#### MATERIAL
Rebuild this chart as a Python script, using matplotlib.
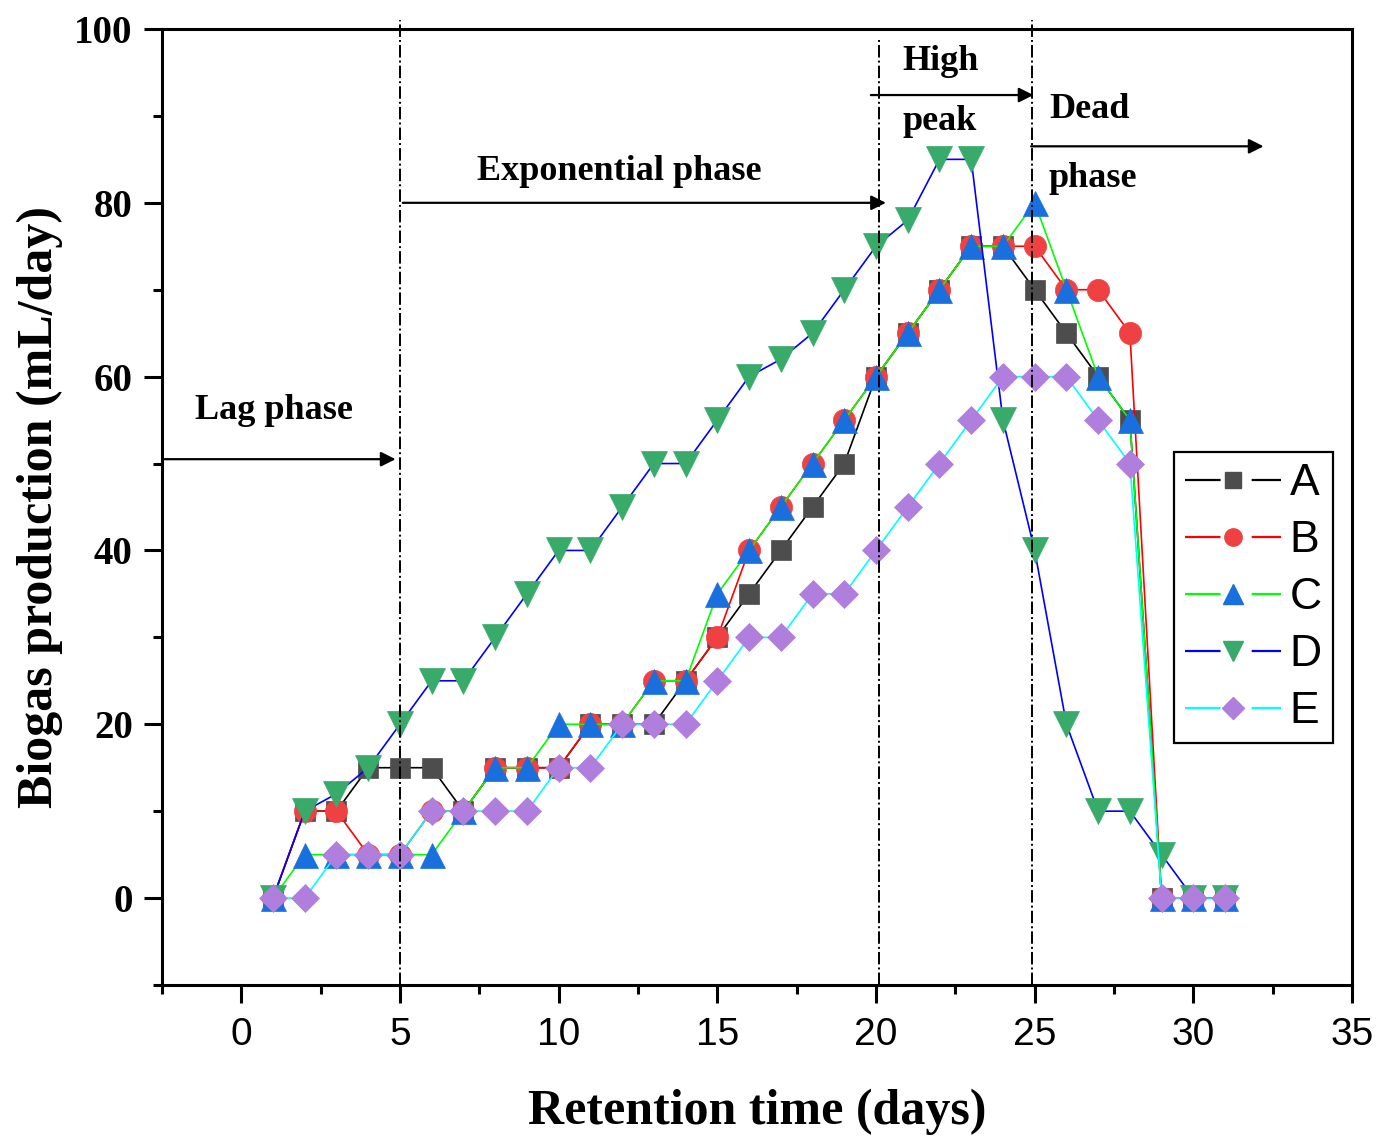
import matplotlib
matplotlib.use('Agg')
import matplotlib.pyplot as plt
from matplotlib.lines import Line2D
from matplotlib.legend_handler import HandlerTuple
from matplotlib.ticker import MultipleLocator

days = list(range(1, 32))
series_a = [0, 10, 10, 15, 15, 15, 10, 15, 15, 15, 20, 20, 20, 25, 30, 35, 40, 45, 50, 60,
            65, 70, 75, 75, 70, 65, 60, 55, 0, 0, 0]
series_b = [0, 10, 10, 5, 5, 10, 10, 15, 15, 15, 20, 20, 25, 25, 30, 40, 45, 50, 55, 60,
            65, 70, 75, 75, 75, 70, 70, 65, 0, 0, 0]
series_c = [0, 5, 5, 5, 5, 5, 10, 15, 15, 20, 20, 20, 25, 25, 35, 40, 45, 50, 55, 60,
            65, 70, 75, 75, 80, 70, 60, 55, 0, 0, 0]
series_d = [0, 10, 12, 15, 20, 25, 25, 30, 35, 40, 40, 45, 50, 50, 55, 60, 62, 65, 70, 75,
            78, 85, 85, 55, 40, 20, 10, 10, 5, 0, 0]
series_e = [0, 0, 5, 5, 5, 10, 10, 10, 10, 15, 15, 20, 20, 20, 25, 30, 30, 35, 35, 40,
            45, 50, 55, 60, 60, 60, 55, 50, 0, 0, 0]
labels = ['A', 'B', 'C', 'D', 'E']

phase_lines = [5, 20.1, 24.9]

serif = 'Liberation Serif'
sans = 'Liberation Sans'

# (line colour, marker, marker colour, marker size)
styles = [
    ('black', 's', '#4d4d4d', 15),
    ('red', 'o', '#ef4141', 16),
    ('#00ff00', '^', '#1a6fdf', 18),
    ('blue', 'v', '#38aa6a', 19),
    ('cyan', 'D', '#b07edc', 14),
]

fig = plt.figure(figsize=(13.9, 11.37), dpi=100)
ax = fig.add_axes([0.1165, 0.1337, 0.8562, 0.8408])

all_series = [series_a, series_b, series_c, series_d, series_e]
handles = []
for vals, lab, (lc, mk, mc, ms) in zip(all_series, labels, styles):
    ax.plot(days, vals, color=lc, lw=1.2, marker=mk, markersize=ms,
            markerfacecolor=mc, markeredgecolor=mc, markeredgewidth=0.5)
    # legend: line broken around the marker, like the original
    ln = Line2D([], [], color=lc, lw=1.6, linestyle=(0, (16, 14, 30)))
    mrk = Line2D([], [], linestyle='none', marker=mk, markersize=ms * 0.78,
                 markerfacecolor=mc, markeredgecolor=mc)
    handles.append((ln, mrk))

# phase boundaries
for xv in phase_lines:
    top = 99 if xv == 20.1 else 101
    ax.plot([xv, xv], [-10, top], color='black', lw=1.4, linestyle='-.', clip_on=False)

arrow = dict(arrowstyle='-|>', color='black', lw=1.6, mutation_scale=22)
ax.annotate('', xy=(4.95, 50.5), xytext=(-2.5, 50.5), arrowprops=arrow)
ax.annotate('', xy=(20.4, 80), xytext=(5, 80), arrowprops=arrow)
ax.annotate('', xy=(25.05, 92.4), xytext=(19.75, 92.4), arrowprops=arrow)
ax.annotate('', xy=(32.3, 86.5), xytext=(24.8, 86.5), arrowprops=arrow)

tfont = dict(family=serif, fontweight='bold', fontsize=26, ha='left', va='baseline')
ax.text(-1.45, 55.1, 'Lag phase', **tfont)
ax.text(7.43, 82.6, 'Exponential phase', **tfont)
ax.text(20.83, 95.3, 'High', **tfont)
ax.text(20.83, 88.4, 'peak', **tfont)
ax.text(25.45, 89.8, 'Dead', **tfont)
ax.text(25.45, 81.8, 'phase', **tfont)

ax.set_xlim(-2.5, 35)
ax.set_ylim(-10, 100)
ax.xaxis.set_major_locator(MultipleLocator(5))
ax.xaxis.set_minor_locator(MultipleLocator(2.5))
ax.yaxis.set_major_locator(MultipleLocator(20))
ax.yaxis.set_minor_locator(MultipleLocator(10))
ax.set_yticks([0, 20, 40, 60, 80, 100])

for s in ax.spines.values():
    s.set_linewidth(2.2)
ax.tick_params(which='major', direction='out', length=13, width=2.2, top=False, right=False)
ax.tick_params(which='minor', direction='out', length=6.5, width=2.2, top=False, right=False)
ax.tick_params(axis='x', which='major', pad=10)
ax.tick_params(axis='y', which='major', pad=8)

for t in ax.get_xticklabels():
    t.set_fontfamily(sans)
    t.set_fontsize(28)
for t in ax.get_yticklabels():
    t.set_fontfamily(serif)
    t.set_fontweight('bold')
    t.set_fontsize(28)

ax.set_xlabel('Retention time (days)', family=serif, fontweight='bold', fontsize=36, labelpad=26)
ax.set_ylabel('Biogas production (mL/day)', family=serif, fontweight='bold', fontsize=36, labelpad=8)

leg = ax.legend(handles, labels, handler_map={tuple: HandlerTuple(ndivide=1, pad=0)},
                loc='upper right', bbox_to_anchor=(0.984, 0.5575), borderaxespad=0,
                prop={'family': sans, 'size': 32}, handlelength=2.15, handletextpad=0.2,
                labelspacing=0.36, borderpad=0.25, fancybox=False, framealpha=1,
                edgecolor='black')
leg.get_frame().set_linewidth(1.6)

fig.savefig('out.png', dpi=100)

#### SHORT PROBLEM
Show every line where the string "matplotlib" appears.

#### THE SOLUTION
Rebuild this chart as a Python script, using matplotlib.
import matplotlib
matplotlib.use('Agg')
import matplotlib.pyplot as plt
from matplotlib.lines import Line2D
from matplotlib.legend_handler import HandlerTuple
from matplotlib.ticker import MultipleLocator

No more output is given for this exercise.